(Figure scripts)
>>>

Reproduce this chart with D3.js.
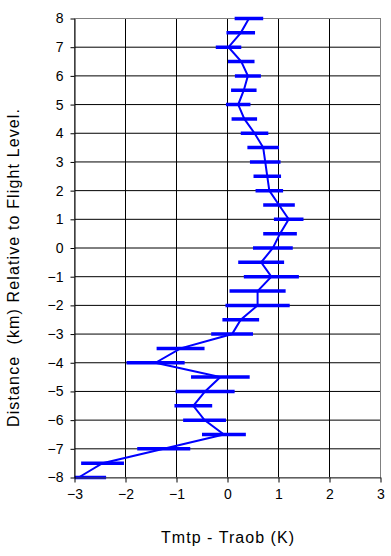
<!DOCTYPE html>
<html><head><meta charset="utf-8">
<script src="https://cdn.jsdelivr.net/npm/d3@7"></script>
<style>
html,body{margin:0;padding:0;background:#fff;}
svg{display:block;font-family:"Liberation Sans",Arial,sans-serif;}
</style></head>
<body><svg id="c" width="391" height="556"></svg>
<script>
// Distance (km) relative to flight level
const levels = [8,7.5,7,6.5,6,5.5,5,4.5,4,3.5,3,2.5,2,1.5,1,0.5,0,-0.5,-1,-1.5,-2,-2.5,-3,-3.5,-4,-4.5,-5,-5.5,-6,-6.5,-7,-7.5,-8];
// Mean Tmtp - Traob (K)
const meanDiff = [0.42,0.26,0.02,0.27,0.40,0.32,0.21,0.33,0.53,0.70,0.74,0.78,0.82,1.01,1.20,1.03,0.89,0.66,0.86,0.59,0.59,0.26,0.09,-0.92,-1.41,-0.14,-0.44,-0.67,-0.45,-0.07,-1.25,-2.45,-2.92];
// Half-width of the error bars (K)
const errHalf = [0.28,0.28,0.25,0.26,0.255,0.25,0.24,0.25,0.27,0.31,0.30,0.27,0.27,0.31,0.29,0.33,0.39,0.45,0.54,0.55,0.63,0.36,0.41,0.47,0.57,0.575,0.58,0.37,0.42,0.43,0.52,0.42,0.54];
const xTicks = [-3,-2,-1,0,1,2,3];
const yTicks = [-8,-7,-6,-5,-4,-3,-2,-1,0,1,2,3,4,5,6,7,8];

const svg = d3.select("#c");
const L=74.5, R=380.5, T=18.5, B=477.5;
const x = d3.scaleLinear().domain([-3,3]).range([L,R]);
const y = d3.scaleLinear().domain([-8,8]).range([B,T]);

// grid
const g = svg.append("g");
g.selectAll("line.v").data(xTicks.slice(1,-1)).join("line")
  .attr("x1",d=>x(d)).attr("x2",d=>x(d)).attr("y1",T).attr("y2",B)
  .attr("stroke","#000").attr("stroke-width",1);
g.selectAll("line.h").data(yTicks.slice(1,-1)).join("line")
  .attr("y1",d=>y(d)).attr("y2",d=>y(d)).attr("x1",L).attr("x2",R)
  .attr("stroke","#000").attr("stroke-width",1);
// border
svg.append("rect").attr("x",L).attr("y",T).attr("width",R-L).attr("height",B-T)
  .attr("fill","none").attr("stroke","#808080").attr("stroke-width",1);

// clip
svg.append("clipPath").attr("id","clip").append("rect")
  .attr("x",L).attr("y",T-6).attr("width",R-L).attr("height",B-T+12);

const data = levels.map((lv,i)=>({y:lv,x:meanDiff[i],e:errHalf[i]}));
const pg = svg.append("g").attr("clip-path","url(#clip)");
pg.append("path").datum(data)
  .attr("d", d3.line().x(d=>x(d.x)).y(d=>y(d.y)))
  .attr("fill","none").attr("stroke","#0000ff").attr("stroke-width",2);
pg.selectAll("line.eb").data(data).join("line")
  .attr("x1",d=>x(d.x-d.e)).attr("x2",d=>x(d.x+d.e))
  .attr("y1",d=>y(d.y)).attr("y2",d=>y(d.y))
  .attr("stroke","#0000ff").attr("stroke-width",3.5);

// axes
const ax = svg.append("g").attr("transform",`translate(0,${B})`)
  .call(d3.axisBottom(x).tickValues(xTicks).tickSize(5).tickSizeOuter(0).tickFormat(d3.format("d")));
ax.select(".domain").attr("stroke","#404040");
ax.selectAll(".tick line").attr("stroke","#000");
ax.selectAll("text").attr("font-size",14).attr("font-family","Liberation Sans, Arial, sans-serif").attr("fill","#000").attr("dy","0.95em");

const ay = svg.append("g").attr("transform",`translate(${L},0)`)
  .call(d3.axisLeft(y).tickValues(yTicks).tickSize(4).tickSizeOuter(0).tickFormat(d3.format("d")));
ay.select(".domain").attr("stroke","#000");
ay.selectAll(".tick line").attr("stroke","#000");
ay.selectAll("text").attr("font-size",14).attr("font-family","Liberation Sans, Arial, sans-serif").attr("fill","#000").attr("x",-11);

// titles
svg.append("text").attr("x",(L+R)/2).attr("y",543).attr("text-anchor","middle")
  .attr("font-size",16).attr("fill","#000")
  .attr("textLength",133).attr("lengthAdjust","spacing").text("Tmtp - Traob (K)");
svg.append("text").attr("transform","translate(19,268) rotate(-90)").attr("text-anchor","middle")
  .attr("font-size",16).attr("fill","#000").style("white-space","pre")
  .attr("textLength",318).attr("lengthAdjust","spacing")
  .text("Distance  (km) Relative to Flight Level.");
</script></body></html>
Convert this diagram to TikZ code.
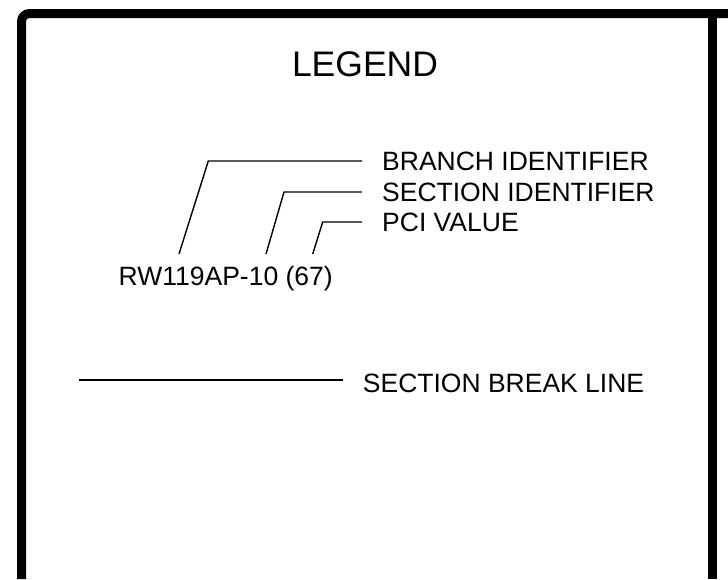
\documentclass[tikz,border=0pt]{standalone}
\usepackage{fontspec}
\setmainfont{Liberation Sans}
\usetikzlibrary{arrows}

\begin{document}
\begin{tikzpicture}[x=1pt, y=-1pt, line width=1.4pt,
    frame/.style={line width=9pt},
    lbl/.style={anchor=base west, inner xsep=19.5pt, inner ysep=0pt, font=\fontsize{26.5}{30}\selectfont},
    code/.style={anchor=base west, inner sep=0pt, font=\fontsize{26.5}{30}\selectfont}]

    % Page size
    \useasboundingbox (0,0) rectangle (728,579);
    \clip (0,0) rectangle (728,579);

    % Frame (open at the bottom)
    \draw[frame, rounded corners=8pt] (21.5,579) -- (21.5,13.5) -- (728,13.5);
    \draw[frame] (712.5,13.5) -- (712.5,579);

    % Title
    \node[anchor=base, inner sep=0pt, font=\fontsize{35.5}{40}\selectfont] (title) at (365,76) {LEGEND};

    % Sample label and its parts
    \node[code] (sample) at (118,285) {RW119AP-10 (67)};
    \node[lbl] (branch) at (362,170.5) {BRANCH IDENTIFIER};
    \node[lbl] (section) at (362,201) {SECTION IDENTIFIER};
    \node[lbl] (pci) at (362,231) {PCI VALUE};

    \coordinate (brfoot) at (179,254);
    \coordinate (brknee) at (208.3,161);
    \coordinate (secfoot) at (266,254);
    \coordinate (secknee) at (284,192);
    \coordinate (pcifoot) at (312.7,254);
    \coordinate (pciknee) at (322.7,222);

    % Leader lines
    \draw (brfoot) -- (brknee) -- (brknee -| branch.west);
    \draw (secfoot) -- (secknee) -- (secknee -| section.west);
    \draw (pcifoot) -- (pciknee) -- (pciknee -| pci.west);

    % Section break line
    \node[lbl] (breaklbl) at (342.7,392) {SECTION BREAK LINE};
    \coordinate (breakstart) at (79,380);
    \draw (breakstart) -- (breakstart -| breaklbl.west);

\end{tikzpicture}
\end{document}
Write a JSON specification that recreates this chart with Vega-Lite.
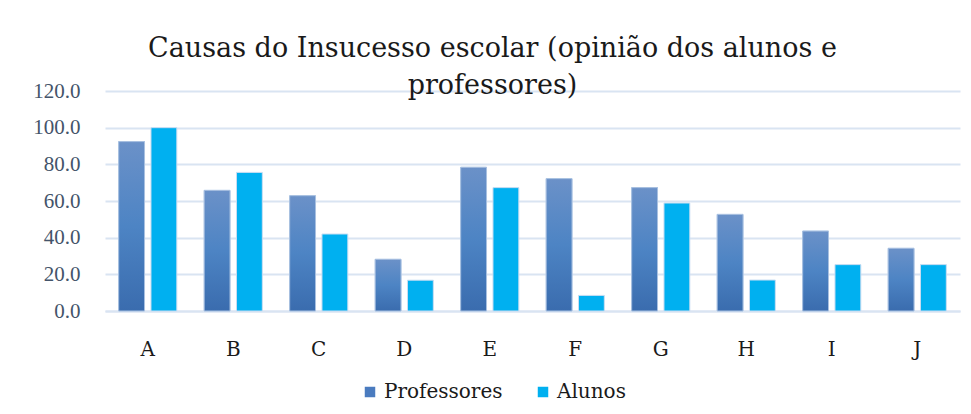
{
  "$schema": "https://vega.github.io/schema/vega-lite/v6.json",
  "width": 855,
  "height": 220,
  "autosize": {"type": "none"},
  "padding": {"left": 105, "top": 91, "right": 11, "bottom": 103},
  "background": "white",
  "title": {
    "text": ["Causas do Insucesso escolar (opinião dos alunos e", "professores)"],
    "font": "DejaVu Serif",
    "fontSize": 27,
    "fontWeight": "normal",
    "color": "#1a1a1a",
    "anchor": "middle",
    "lineHeight": 37,
    "dx": -40,
    "offset": -20
  },
  "data": {
    "values": [
      {"causa": "A", "grupo": "Professores", "valor": 92.4},
      {"causa": "A", "grupo": "Alunos", "valor": 100.0},
      {"causa": "B", "grupo": "Professores", "valor": 65.8},
      {"causa": "B", "grupo": "Alunos", "valor": 75.6},
      {"causa": "C", "grupo": "Professores", "valor": 62.9},
      {"causa": "C", "grupo": "Alunos", "valor": 42.0},
      {"causa": "D", "grupo": "Professores", "valor": 28.2},
      {"causa": "D", "grupo": "Alunos", "valor": 16.8},
      {"causa": "E", "grupo": "Professores", "valor": 78.4},
      {"causa": "E", "grupo": "Alunos", "valor": 67.3},
      {"causa": "F", "grupo": "Professores", "valor": 72.2},
      {"causa": "F", "grupo": "Alunos", "valor": 8.5},
      {"causa": "G", "grupo": "Professores", "valor": 67.3},
      {"causa": "G", "grupo": "Alunos", "valor": 58.9},
      {"causa": "H", "grupo": "Professores", "valor": 52.7},
      {"causa": "H", "grupo": "Alunos", "valor": 16.9},
      {"causa": "I", "grupo": "Professores", "valor": 43.6},
      {"causa": "I", "grupo": "Alunos", "valor": 25.3},
      {"causa": "J", "grupo": "Professores", "valor": 34.2},
      {"causa": "J", "grupo": "Alunos", "valor": 25.3}
    ]
  },
  "encoding": {
    "x": {
      "field": "causa", "type": "nominal",
      "scale": {"paddingInner": 0.32, "paddingOuter": 0.16},
      "axis": {
        "title": null, "labelAngle": 0, "ticks": false,
        "domainColor": "#D9E4F2", "domainWidth": 2,
        "labelFont": "DejaVu Serif", "labelFontSize": 20,
        "labelColor": "#1a1a1a", "labelPadding": 28
      }
    },
    "xOffset": {
      "field": "grupo", "type": "nominal",
      "sort": ["Professores", "Alunos"],
      "scale": {"paddingInner": 0.2, "paddingOuter": 0}
    },
    "y": {
      "field": "valor", "type": "quantitative",
      "scale": {"domain": [0, 120]},
      "axis": {
        "title": null, "values": [0, 20, 40, 60, 80, 100, 120],
        "format": ".1f", "domain": false, "ticks": false,
        "gridColor": "#D9E4F2", "gridWidth": 2,
        "labelFont": "Liberation Serif", "labelFontSize": 21,
        "labelColor": "#44546A", "labelPadding": 25
      }
    }
  },
  "layer": [
    {
      "mark": {"type": "bar", "stroke": "#C9DDF2", "strokeWidth": 1},
      "encoding": {
        "color": {
          "field": "grupo", "type": "nominal",
          "sort": ["Professores", "Alunos"],
          "scale": {"domain": ["Professores", "Alunos"], "range": ["#4A7BBF", "#00B0F0"]},
          "legend": {
            "title": null, "orient": "none", "direction": "horizontal",
            "legendX": 255, "legendY": 291,
            "symbolType": "square", "symbolSize": 110, "symbolStrokeWidth": 0,
            "labelFont": "DejaVu Serif", "labelFontSize": 20, "labelColor": "#1a1a1a",
            "columnPadding": 30, "labelOffset": 4
          }
        }
      }
    },
    {
      "transform": [{"filter": "datum.grupo === 'Professores'"}],
      "mark": {
        "type": "bar", "stroke": "#A9C0E0", "strokeWidth": 1,
        "fill": {
          "gradient": "linear", "x1": 0, "y1": 0, "x2": 0, "y2": 1,
          "stops": [{"offset": 0, "color": "#6B91C8"}, {"offset": 0.5, "color": "#4D84C4"}, {"offset": 1, "color": "#3A6CAE"}]
        }
      }
    }
  ],
  "config": {"view": {"stroke": null}}
}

<<<

Set task.
Skip all pictures. Retype exactly the span whose first line is the one with "Convert this diagram to TikZ code." and whose last line is the one with "(title) at (365,76)".

Task solution.
Convert this diagram to TikZ code.
\documentclass[tikz,border=0pt]{standalone}
\usepackage{fontspec}
\setmainfont{Liberation Sans}
\usetikzlibrary{arrows}

\begin{document}
\begin{tikzpicture}[x=1pt, y=-1pt, line width=1.4pt,
    frame/.style={line width=9pt},
    lbl/.style={anchor=base west, inner xsep=19.5pt, inner ysep=0pt, font=\fontsize{26.5}{30}\selectfont},
    code/.style={anchor=base west, inner sep=0pt, font=\fontsize{26.5}{30}\selectfont}]

    % Page size
    \useasboundingbox (0,0) rectangle (728,579);
    \clip (0,0) rectangle (728,579);

    % Frame (open at the bottom)
    \draw[frame, rounded corners=8pt] (21.5,579) -- (21.5,13.5) -- (728,13.5);
    \draw[frame] (712.5,13.5) -- (712.5,579);

    % Title
    \node[anchor=base, inner sep=0pt, font=\fontsize{35.5}{40}\selectfont] (title) at (365,76) {LEGEND};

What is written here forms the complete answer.